Gurobi Optimization experienced a minor incident on March 9, 2021 affecting Gurobi Website, lasting 2d. The incident has been resolved; the full update timeline is below.
Affected components
Update timeline
- identified Mar 09, 2021, 01:07 AM UTC
Currently, Gurobi registrations for new website accounts are severely delayed. This was caused by a server upgrade, which broke synchronization between the registration system and the website accounts. A complete resync is underway, which will take several hours to complete. If you need urgent assistance, please send email to [email protected] and we will try to help. Existing website accounts are not affected.
- identified Mar 09, 2021, 01:07 AM UTC
We are continuing to work on a fix for this issue.
- identified Mar 09, 2021, 06:37 AM UTC
We are continuing to work on a fix for this issue.
- identified Mar 09, 2021, 09:36 AM UTC
The repair is underway and should be resolved in approximately 21 hours. Also, some customers are receiving emails with a link to reset your website password. This is related to the issue; you can ignore these messages.
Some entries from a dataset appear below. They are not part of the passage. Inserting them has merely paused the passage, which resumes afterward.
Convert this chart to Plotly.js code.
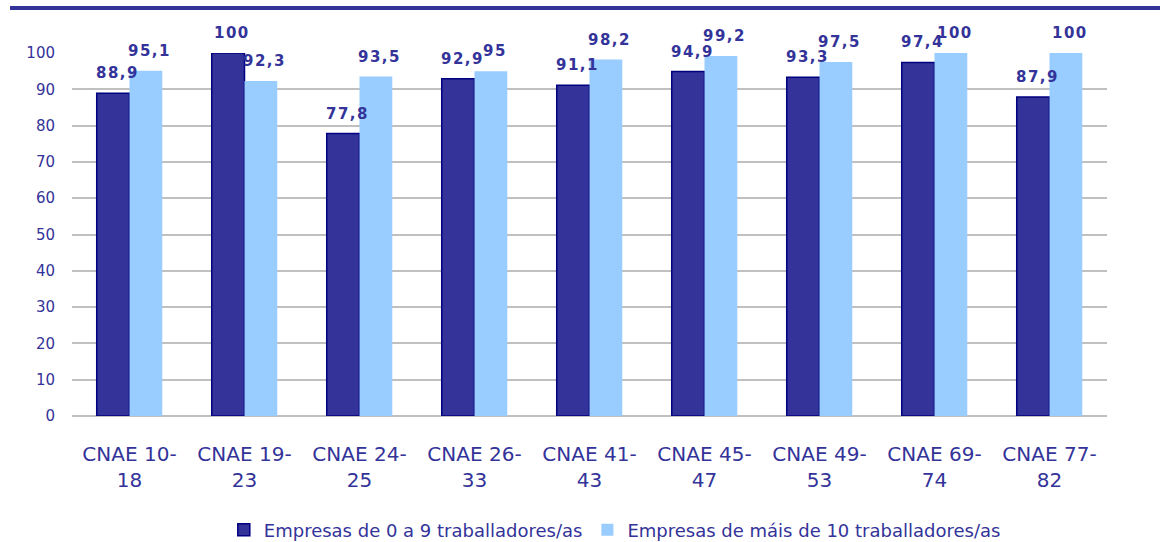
<!DOCTYPE html>
<html>
<head>
<meta charset="utf-8">
<script src="https://cdn.plot.ly/plotly-3.0.1.min.js"></script>
<style>
  html, body { margin: 0; padding: 0; background: #fff; }
  #topline { position: absolute; left: 10px; top: 6px; width: 1150px; height: 4px; background: #333399; }
  #plot { width: 1160px; height: 542px; }
  .annotation-text { letter-spacing: 1.5px; }
</style>
</head>
<body>
<div id="topline"></div>
<div id="plot"></div>
<script>
// categories and values
var categories = ['CNAE 10-<br>18', 'CNAE 19-<br>23', 'CNAE 24-<br>25', 'CNAE 26-<br>33', 'CNAE 41-<br>43',
                  'CNAE 45-<br>47', 'CNAE 49-<br>53', 'CNAE 69-<br>74', 'CNAE 77-<br>82'];
var smallFirms = [88.9, 100, 77.8, 92.9, 91.1, 94.9, 93.3, 97.4, 87.9];
var bigFirms = [95.1, 92.3, 93.5, 95, 98.2, 99.2, 97.5, 100, 100];
var yTicks = [0, 10, 20, 30, 40, 50, 60, 70, 80, 90, 100];

var bargap = 0.43;
function fmt(v) { return String(v).replace('.', ','); }

var trace1 = {
    x: categories,
    y: smallFirms,
    type: 'bar',
    name: 'Empresas de 0 a 9 traballadores/as',
    marker: { color: '#333399', line: { color: '#000080', width: 1.5 } },
    hoverinfo: 'none'
};

var trace2 = {
    x: categories,
    y: bigFirms,
    type: 'bar',
    name: 'Empresas de máis de 10 traballadores/as',
    marker: { color: '#99ccff' },
    hoverinfo: 'none'
};

// value labels above each bar, placed on the category axis (index +/- quarter of group width)
var offset = (1 - bargap) / 4;
var annotations = [];
function addLabels(values, dx) {
    values.forEach(function (v, i) {
        annotations.push({
            x: i + dx, y: v, xref: 'x', yref: 'y',
            text: fmt(v), showarrow: false,
            yanchor: 'bottom', yshift: 9, xshift: 4,
            font: { family: 'DejaVu Sans', size: 15, color: '#333399', weight: 'bold' }
        });
    });
}
addLabels(smallFirms, -offset);
addLabels(bigFirms, offset);

var layout = {
    width: 1160,
    height: 542,
    margin: { l: 72, r: 53, t: 53, b: 126, autoexpand: false },
    paper_bgcolor: 'rgba(0,0,0,0)',
    plot_bgcolor: '#fff',
    font: { family: 'DejaVu Sans', color: '#333399' },
    barmode: 'group',
    bargap: bargap,
    bargroupgap: 0,
    showlegend: true,
    legend: {
        orientation: 'h',
        xref: 'container', yref: 'container',
        x: 0.53, xanchor: 'center',
        y: 0.022, yanchor: 'middle',
        font: { size: 18, color: '#333399' },
        itemwidth: 30
    },
    annotations: annotations,
    xaxis: {
        tickfont: { size: 20, color: '#333399' },
        showgrid: false,
        showline: false,
        ticks: '',
        automargin: false,
        ticklabelstandoff: 24
    },
    yaxis: {
        range: [0, 100],
        tickvals: yTicks,
        ticktext: yTicks.map(String),
        tickfont: { size: 15, color: '#333399' },
        showgrid: true,
        gridcolor: '#c0c0c0',
        gridwidth: 2,
        zeroline: true,
        zerolinecolor: '#c0c0c0',
        zerolinewidth: 2,
        showline: false,
        ticks: '',
        automargin: false,
        ticklabelstandoff: 16
    }
};

Plotly.newPlot('plot', [trace1, trace2], layout, { displayModeBar: false, staticPlot: true });
</script>
</body>
</html>
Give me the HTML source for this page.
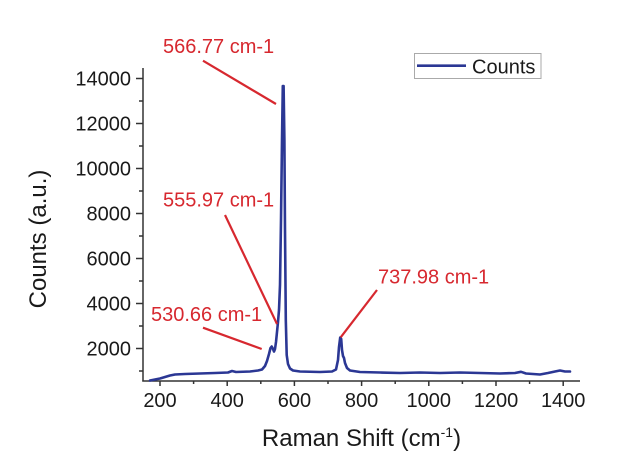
<!DOCTYPE html>
<html>
<head>
<meta charset="utf-8">
<style>
  html,body{margin:0;padding:0;background:#fff;}
  svg{display:block;}
  text{font-family:"Liberation Sans",Arial,sans-serif;}
</style>
</head>
<body>
<svg width="626" height="460" viewBox="0 0 626 460" xmlns="http://www.w3.org/2000/svg">
  <rect width="626" height="460" fill="#fff"/>

  <!-- axes -->
  <g stroke="#333" stroke-width="1.5" fill="none">
    <line x1="143" y1="68" x2="143" y2="381.5"/>
    <line x1="142.3" y1="381" x2="580" y2="381"/>
    <!-- y major ticks -->
    <line x1="136" y1="78.5" x2="143" y2="78.5"/>
    <line x1="136" y1="123.5" x2="143" y2="123.5"/>
    <line x1="136" y1="168.5" x2="143" y2="168.5"/>
    <line x1="136" y1="213.5" x2="143" y2="213.5"/>
    <line x1="136" y1="258.5" x2="143" y2="258.5"/>
    <line x1="136" y1="303.5" x2="143" y2="303.5"/>
    <line x1="136" y1="348.5" x2="143" y2="348.5"/>
    <!-- y minor ticks -->
    <line x1="139" y1="101" x2="143" y2="101"/>
    <line x1="139" y1="146" x2="143" y2="146"/>
    <line x1="139" y1="191" x2="143" y2="191"/>
    <line x1="139" y1="236" x2="143" y2="236"/>
    <line x1="139" y1="281" x2="143" y2="281"/>
    <line x1="139" y1="326" x2="143" y2="326"/>
    <line x1="139" y1="371" x2="143" y2="371"/>
    <!-- x major ticks -->
    <line x1="160" y1="381" x2="160" y2="386"/>
    <line x1="227.2" y1="381" x2="227.2" y2="386"/>
    <line x1="294.4" y1="381" x2="294.4" y2="386"/>
    <line x1="361.6" y1="381" x2="361.6" y2="386"/>
    <line x1="428.8" y1="381" x2="428.8" y2="386"/>
    <line x1="496" y1="381" x2="496" y2="386"/>
    <line x1="563.2" y1="381" x2="563.2" y2="386"/>
    <!-- x minor ticks -->
    <line x1="193.6" y1="381" x2="193.6" y2="384"/>
    <line x1="260.8" y1="381" x2="260.8" y2="384"/>
    <line x1="328" y1="381" x2="328" y2="384"/>
    <line x1="395.2" y1="381" x2="395.2" y2="384"/>
    <line x1="462.4" y1="381" x2="462.4" y2="384"/>
    <line x1="529.6" y1="381" x2="529.6" y2="384"/>
  </g>

  <!-- y tick labels -->
  <g font-size="20" fill="#1a1a1a" text-anchor="end">
    <text x="131" y="85.5">14000</text>
    <text x="131" y="130.5">12000</text>
    <text x="131" y="175.5">10000</text>
    <text x="131" y="220.5">8000</text>
    <text x="131" y="265.5">6000</text>
    <text x="131" y="310.5">4000</text>
    <text x="131" y="355.5">2000</text>
  </g>

  <!-- x tick labels -->
  <g font-size="20" fill="#1a1a1a" text-anchor="middle">
    <text x="160" y="407">200</text>
    <text x="227.2" y="407">400</text>
    <text x="294.4" y="407">600</text>
    <text x="361.6" y="407">800</text>
    <text x="428.8" y="407">1000</text>
    <text x="496" y="407">1200</text>
    <text x="563.2" y="407">1400</text>
  </g>

  <!-- axis titles -->
  <text x="361.5" y="446" font-size="24" fill="#1a1a1a" text-anchor="middle">Raman Shift (cm<tspan font-size="14" dy="-9">-1</tspan><tspan dy="9">)</tspan></text>
  <text transform="translate(46,239) rotate(-90)" font-size="24" fill="#1a1a1a" text-anchor="middle">Counts (a.u.)</text>

  <!-- data -->
  <polyline fill="none" stroke="#2b3794" stroke-width="2.6" stroke-linejoin="round" stroke-linecap="round"
    points="150,380.5 155,379.5 160,378.5 165,377 170,375.5 175,374.5 185,374 200,373.5 215,373 228,372.5 232,371 236,372 250,371.5 258,370.5 262,369.5 265,366 267,361 269,354 270.5,348 271.7,346.5 273,349 274,351.5 275,349 276,342 277,332 278,322 279,310 280,285 281,220 282,140 282.8,86 283.6,86 284.4,140 285,230 285.8,320 286.7,355 288,364 290,368.5 293,370.5 300,371.5 320,372 332,371.5 336,369.5 338,360 339,347 340.2,337.5 341.2,339 342,350 343,356 344,358 345,363 347,368 350,370.5 360,372 380,372.5 400,373 420,372.5 440,373 460,372.5 480,373 500,373.5 515,373 521,371.8 526,373.5 540,374.5 548,373 555,371.5 560,370.5 565,371.5 570,371.5"/>

  <!-- annotations -->
  <g stroke="#d7282f" stroke-width="2.2" fill="none">
    <line x1="203" y1="60.7" x2="276" y2="104"/>
    <line x1="225" y1="215" x2="277" y2="324"/>
    <line x1="203" y1="327.7" x2="261.7" y2="349"/>
    <line x1="377" y1="290" x2="340.7" y2="337.3"/>
  </g>
  <g font-size="20" fill="#d7282f">
    <text x="163" y="53">566.77 cm-1</text>
    <text x="163" y="206.7">555.97 cm-1</text>
    <text x="151" y="321">530.66 cm-1</text>
    <text x="378" y="283.3">737.98 cm-1</text>
  </g>

  <!-- legend -->
  <rect x="414.5" y="53.5" width="126.5" height="25" fill="#fff" stroke="#aaa" stroke-width="1"/>
  <line x1="417" y1="65.7" x2="466" y2="65.7" stroke="#2b3794" stroke-width="2.6"/>
  <text x="472" y="73.3" font-size="20" fill="#1a1a1a">Counts</text>
</svg>
</body>
</html>
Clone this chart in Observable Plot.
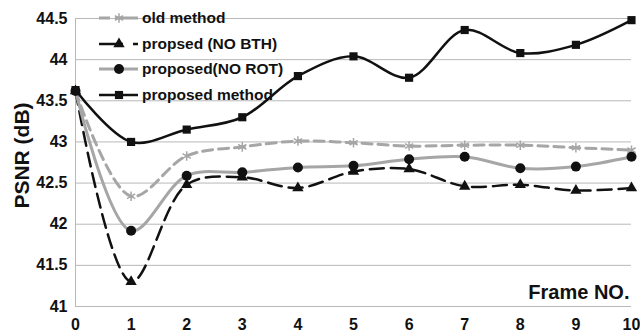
<!DOCTYPE html>
<html>
<head>
<meta charset="utf-8">
<script src="https://cdn.jsdelivr.net/npm/d3@7"></script>
<script src="https://cdn.jsdelivr.net/npm/@observablehq/plot@0.6"></script>
<style>
  html, body { margin: 0; padding: 0; background: #fff; }
  #wrap { position: relative; width: 640px; height: 335px; font-family: "Liberation Sans", Arial, sans-serif; font-weight: bold; }
  #legend { position: absolute; left: 99px; top: 5px; }
  .row { display: flex; align-items: center; height: 25.8px; font-size: 15.5px; color: #111; }
  .row svg { display: block; margin-right: 3px; }
</style>
</head>
<body>
<div id="wrap"></div>
<script>
const frames = [0, 1, 2, 3, 4, 5, 6, 7, 8, 9, 10];
const oldMethod = [43.62, 42.34, 42.83, 42.94, 43.01, 42.99, 42.95, 42.96, 42.96, 42.93, 42.90];
const noBTH     = [43.62, 41.30, 42.48, 42.57, 42.44, 42.64, 42.67, 42.46, 42.48, 42.41, 42.44];
const noROT     = [43.62, 41.92, 42.59, 42.63, 42.69, 42.71, 42.79, 42.82, 42.68, 42.70, 42.82];
const proposed  = [43.63, 43.00, 43.15, 43.30, 43.80, 44.04, 43.78, 44.36, 44.08, 44.18, 44.48];
const seriesNames = ["old method", "propsed (NO BTH)", "proposed(NO ROT)", "proposed method"];
const yTicks = [41, 41.5, 42, 42.5, 43, 43.5, 44, 44.5];
const xLabel = "Frame NO.";
const yLabel = "PSNR (dB)";

const styles = [
  {stroke: "#a6a6a6", width: 3, dash: "10,6", symbol: "asterisk", fill: "none", mstroke: "#a6a6a6", r: 4.5},
  {stroke: "#111", width: 2.5, dash: "14,7", symbol: "triangle", fill: "#111", mstroke: "none", r: 4.2},
  {stroke: "#a6a6a6", width: 3, dash: null, symbol: "circle", fill: "#111", mstroke: "none", r: 5},
  {stroke: "#111", width: 2.5, dash: null, symbol: "square", fill: "#111", mstroke: "none", r: 4.6}
];
const allValues = [oldMethod, noBTH, noROT, proposed];
const rows = allValues.map((vals, s) => frames.map((f, i) => ({frame: f, psnr: vals[i], s})));

const marks = [
  Plot.gridY(yTicks, {stroke: "#b8b8b8", strokeOpacity: 1, strokeWidth: 1}),
  Plot.ruleX([0], {stroke: "#b8b8b8", strokeWidth: 1}),
  Plot.axisY(yTicks, {tickSize: 0, tickPadding: 8, label: null, fontSize: 16, tickFormat: d => String(d)}),
  Plot.axisX(frames, {tickSize: 0, tickPadding: 12, label: null, fontSize: 16}),
  Plot.text([yLabel], {frameAnchor: "left", textAnchor: "middle", dx: -53, dy: -7, rotate: -90, fontSize: 21, fill: "#111"}),
  Plot.text([xLabel], {frameAnchor: "bottom-right", textAnchor: "end", dx: -2, dy: -8, fontSize: 20, fill: "#111"})
];
rows.forEach((data, s) => {
  const st = styles[s];
  marks.push(Plot.line(data, {x: "frame", y: "psnr", curve: "catmull-rom", stroke: st.stroke, strokeWidth: st.width, strokeDasharray: st.dash || undefined}));
});
rows.forEach((data, s) => {
  const st = styles[s];
  marks.push(Plot.dot(data, {x: "frame", y: "psnr", symbol: st.symbol, r: st.r, fill: st.fill, stroke: st.mstroke, strokeWidth: 1.5}));
});

const chart = Plot.plot({
  width: 640,
  height: 335,
  marginLeft: 75,
  marginRight: 9,
  marginTop: 18,
  marginBottom: 29,
  style: {fontFamily: "'Liberation Sans', Arial, sans-serif", fontWeight: "bold", color: "#111", background: "#fff", fontSize: "16px"},
  x: {domain: [0, 10]},
  y: {domain: [41, 44.5]},
  marks
});
const wrap = document.getElementById("wrap");
wrap.appendChild(chart);

// legend overlay
const legend = d3.select(wrap).append("div").attr("id", "legend");
const legendDash = ["11,5,40", "24,10,5,40", null, null];
seriesNames.forEach((name, s) => {
  const st = styles[s];
  const row = legend.append("div").attr("class", "row");
  const svg = row.append("svg").attr("width", 40).attr("height", 16);
  svg.append("line").attr("x1", 0).attr("x2", 39).attr("y1", 8).attr("y2", 8)
    .attr("stroke", st.stroke).attr("stroke-width", st.width)
    .attr("stroke-dasharray", legendDash[s]);
  const sym = {asterisk: d3.symbolAsterisk, triangle: d3.symbolTriangle, circle: d3.symbolCircle, square: d3.symbolSquare}[st.symbol];
  svg.append("path").attr("transform", "translate(20,8)")
    .attr("d", d3.symbol(sym, Math.PI * st.r * st.r)())
    .attr("fill", st.fill).attr("stroke", st.mstroke).attr("stroke-width", 1.5);
  row.append("span").text(name);
});
</script>
</body>
</html>
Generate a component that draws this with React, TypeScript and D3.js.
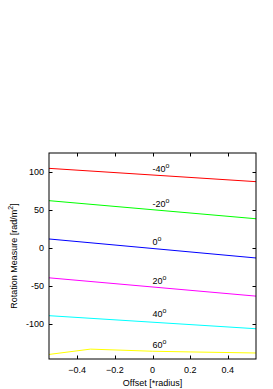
import { useEffect, useRef } from 'react';
import * as d3 from 'd3';

// offsets along the radius
const offsets = [-0.55, 0.55];
const yellowOffsets = [-0.55, -0.33, 0, 0.2, 0.55];

// rotation measure per latitude
const latitudes = ['-40', '-20', '0', '20', '40', '60'];
const colors = ['#ff0000', '#00ff00', '#0000ff', '#ff00ff', '#00ffff', '#ffff00'];
const rmM40 = [105.3, 87.8];
const rmM20 = [62.8, 39];
const rm0 = [12.4, -12.6];
const rm20 = [-38.7, -62.8];
const rm40 = [-88.5, -105.7];
const rm60 = [-139.5, -132.5, -135.3, -136.2, -137.6];
const labelY = [100.3, 54.9, 3.9, -46.3, -90.2, -130.9];

const xTicks = [-0.4, -0.2, 0, 0.2, 0.4];
const yTicks = [-100, -50, 0, 50, 100];

const W = 273;
const H = 389;

export default function App() {
  const svgRef = useRef<SVGSVGElement>(null);
  const margin = { top: 153, right: 17, bottom: 30, left: 49 };

  useEffect(() => {
    if (!svgRef.current) return;
    const svg = d3.select(svgRef.current);
    svg.selectAll('*').remove();

    const x = d3.scaleLinear().domain([-0.55, 0.55]).range([margin.left, W - margin.right]);
    const y = d3.scaleLinear().domain([-145.5, 125.5]).range([H - margin.bottom, margin.top]);
    const font = 'Liberation Sans, Arial, sans-serif';

    const series = [
      { xs: offsets, ys: rmM40 },
      { xs: offsets, ys: rmM20 },
      { xs: offsets, ys: rm0 },
      { xs: offsets, ys: rm20 },
      { xs: offsets, ys: rm40 },
      { xs: yellowOffsets, ys: rm60 },
    ];

    const line = d3
      .line<[number, number]>()
      .x((d) => x(d[0]))
      .y((d) => y(d[1]));

    series.forEach((s, i) => {
      const pts = s.xs.map((v, j) => [v, s.ys[j]] as [number, number]);
      svg
        .append('path')
        .attr('d', line(pts))
        .attr('fill', 'none')
        .attr('stroke', colors[i])
        .attr('stroke-width', 1);
    });

    // 标签
    latitudes.forEach((lat, i) => {
      const t = svg
        .append('text')
        .attr('x', x(0))
        .attr('y', y(labelY[i]))
        .attr('font-family', font)
        .attr('font-size', 9)
        .attr('fill', '#000')
        .text(lat);
      t.append('tspan').attr('dy', -4).attr('font-size', 7).text('o');
    });

    const x0 = x.range()[0];
    const x1 = x.range()[1];
    const y0 = y.range()[0];
    const y1 = y.range()[1];
    const tick = 3.5;

    // 坐标轴刻度
    const g = svg.append('g').attr('stroke', '#000').attr('stroke-width', 1);
    xTicks.forEach((t) => {
      const px = Math.round(x(t)) + 0.5;
      g.append('line').attr('x1', px).attr('x2', px).attr('y1', y0).attr('y2', y0 - tick);
      g.append('line').attr('x1', px).attr('x2', px).attr('y1', y1).attr('y2', y1 + tick);
    });
    yTicks.forEach((t) => {
      const py = Math.round(y(t)) + 0.5;
      g.append('line').attr('x1', x0).attr('x2', x0 + tick).attr('y1', py).attr('y2', py);
      g.append('line').attr('x1', x1).attr('x2', x1 - tick).attr('y1', py).attr('y2', py);
    });
    g.append('rect')
      .attr('x', x0)
      .attr('y', y1)
      .attr('width', x1 - x0)
      .attr('height', y0 - y1)
      .attr('fill', 'none');

    svg
      .append('g')
      .selectAll('text')
      .data(xTicks)
      .join('text')
      .attr('x', (d) => x(d))
      .attr('y', y0 + 14)
      .attr('text-anchor', 'middle')
      .attr('font-family', font)
      .attr('font-size', 9)
      .text((d) => (d === 0 ? '0' : d3.format('.1f')(d)));

    svg
      .append('g')
      .selectAll('text')
      .data(yTicks)
      .join('text')
      .attr('x', x0 - 5)
      .attr('y', (d) => y(d) + 3)
      .attr('text-anchor', 'end')
      .attr('font-family', font)
      .attr('font-size', 9)
      .text((d) => d);

    svg
      .append('text')
      .attr('x', (x0 + x1) / 2)
      .attr('y', H - 3)
      .attr('text-anchor', 'middle')
      .attr('font-family', font)
      .attr('font-size', 9)
      .text('Offset [*radius]');

    const yl = svg
      .append('text')
      .attr('transform', `translate(16.5,${(y0 + y1) / 2}) rotate(-90)`)
      .attr('text-anchor', 'middle')
      .attr('font-family', font)
      .attr('font-size', 9)
      .text('Rotation Measure [rad/m');
    yl.append('tspan').attr('dy', -4).attr('font-size', 7).text('2');
    yl.append('tspan').attr('dy', 4).text(']');
  }, []);

  return (
    <svg
      ref={svgRef}
      width={W}
      height={H}
      style={{ position: 'absolute', left: 0, top: 0, background: '#fff' }}
    />
  );
}
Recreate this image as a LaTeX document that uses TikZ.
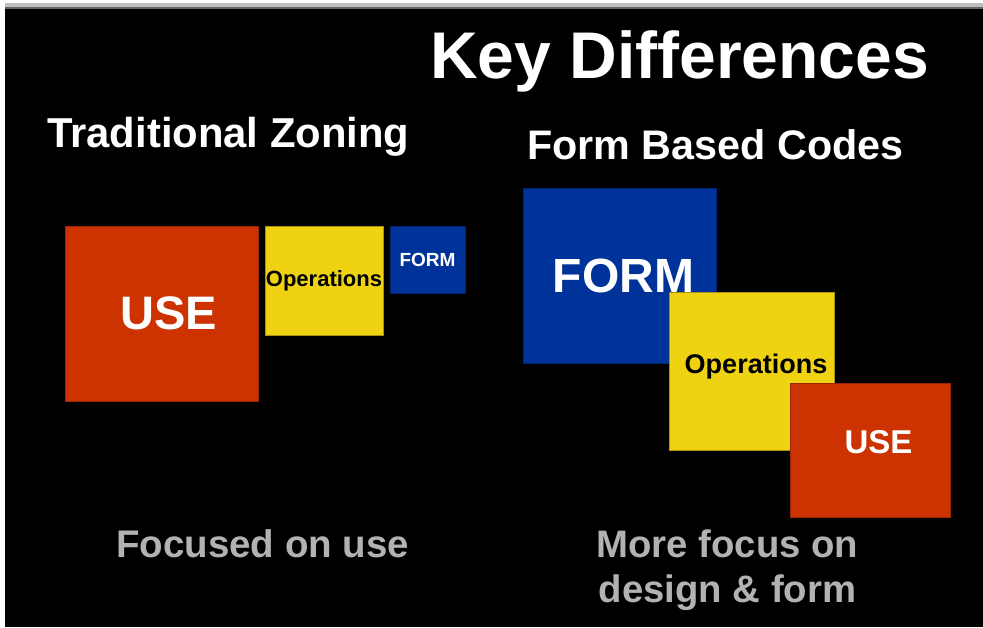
\documentclass[tikz,border=0pt]{standalone}
\usepackage{fontspec}
\setmainfont{Liberation Sans}
\usetikzlibrary{calc}

\definecolor{zonered}{RGB}{204,51,0}
\definecolor{zoneyellow}{RGB}{239,210,18}
\definecolor{zoneblue}{RGB}{0,51,153}
\definecolor{captiongray}{RGB}{178,178,178}

% bold face at a given size and line spacing
\newcommand{\sz}[2]{\fontsize{#1}{#2}\selectfont\bfseries}

\begin{document}
\begin{tikzpicture}[x=1pt, y=-1pt,
    box/.style={rectangle, inner sep=0pt, line width=0.8pt},
    redbox/.style={box, fill=zonered, draw=zonered!75!black, text=white},
    yellowbox/.style={box, fill=zoneyellow, draw=zoneyellow!70!black, text=black},
    bluebox/.style={box, fill=zoneblue, draw=zoneblue!75!black, text=white},
    boxtext/.style={anchor=base, inner sep=0pt},
    heading/.style={anchor=base west, inner sep=0pt, text=white},
    caption/.style={inner sep=0pt, text=captiongray}]
    \useasboundingbox (0,0) rectangle (983,627);
    \fill[white] (0,0) rectangle (983,627);
    \fill[black!25] (5,3) rectangle (983,7);
    \fill[black!60] (5,7) rectangle (983,9);
    \fill[black] (5,9) rectangle (983,627);

    \node[heading, font=\sz{66}{70}] (title) at (430,78) {Key Differences};
    \node[heading, font=\sz{41.8}{48}] (tradhead) at (47,147) {Traditional Zoning};
    \node[heading, font=\sz{41.3}{48}] (formhead) at (527,159) {Form Based Codes};

    % traditional zoning: use first
    \node[redbox, minimum width=193pt, minimum height=175pt] (useL) at (161.5,313.5) {};
    \node[boxtext, text=white, font=\sz{47}{50}] (useLtext) at ($(useL.center)+(7,15.5)$) {USE};
    \node[yellowbox, minimum width=118pt, minimum height=109pt, font=\sz{22}{26}] (opsL) at (324,280.5) {Operations};
    \node[bluebox, minimum width=75pt, minimum height=67pt, font=\sz{19}{22}] (formL) at (427.5,259.5) {FORM};

    % form based codes: form first
    \node[bluebox, minimum width=193pt, minimum height=175pt] (formR) at (619.5,275.5) {};
    \node[boxtext, text=white, font=\sz{48}{50}] (formRtext) at ($(formR.center)+(4,16.5)$) {FORM};
    \node[yellowbox, minimum width=165pt, minimum height=158pt] (opsR) at (751.5,371) {};
    \node[boxtext, font=\sz{27}{30}] (opsRtext) at ($(opsR.center)+(4.5,2)$) {Operations};
    \node[redbox, minimum width=160pt, minimum height=134pt] (useR) at (870,450) {};
    \node[boxtext, text=white, font=\sz{33}{36}] (useRtext) at ($(useR.center)+(8.5,3)$) {USE};

    \node[caption, anchor=base west, font=\sz{38.5}{45}] (tradnote) at (116,557) {Focused on use};
    \node[caption, anchor=base, align=center, font=\sz{38.3}{45}] (formnote) at (727.5,602) {More focus on\\design \& form};
\end{tikzpicture}
\end{document}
- identified Mar 09, 2021, 05:49 PM UTC
The sync repair is still underway; current ETA is 12:00 am PT / 3:00 am ET / 08:00 GMT / 09:00 CET.
- identified Mar 10, 2021, 08:00 PM UTC
1 of 2 synchronizations completed about 12 hours ago; the second is underway and should be complete within 20 hours; we're investigating various methods to speed this up.
- identified Mar 11, 2021, 01:52 AM UTC
Data synchronization is complete and all systems are back to normal. We hope to write a post-mortem later this week.
- resolved Mar 11, 2021, 01:53 AM UTC
This incident has been resolved.
- postmortem Mar 11, 2021, 08:01 PM UTC
On Monday, we started a cluster of new CRM servers to handle growing business. However, the new servers created a race condition that corrupted data when multiple servers simultaneously tried to synchronize updates with our marketing automation system. This prevented new users from accessing the Gurobi website. We shut down the new CRM servers and started a full sync to repair the link with the marketing automation system. The sync logs identified the corrupted records; once we repaired those records, the sync completed and all systems were restored. We updated the procedure to start the new CRM servers to avoid this race condition, and we documented the process to repair sync should it get corrupted again. Furthermore, we will reschedule the CRM server upgrade for off-peak hours. We appreciate your patience during this incident.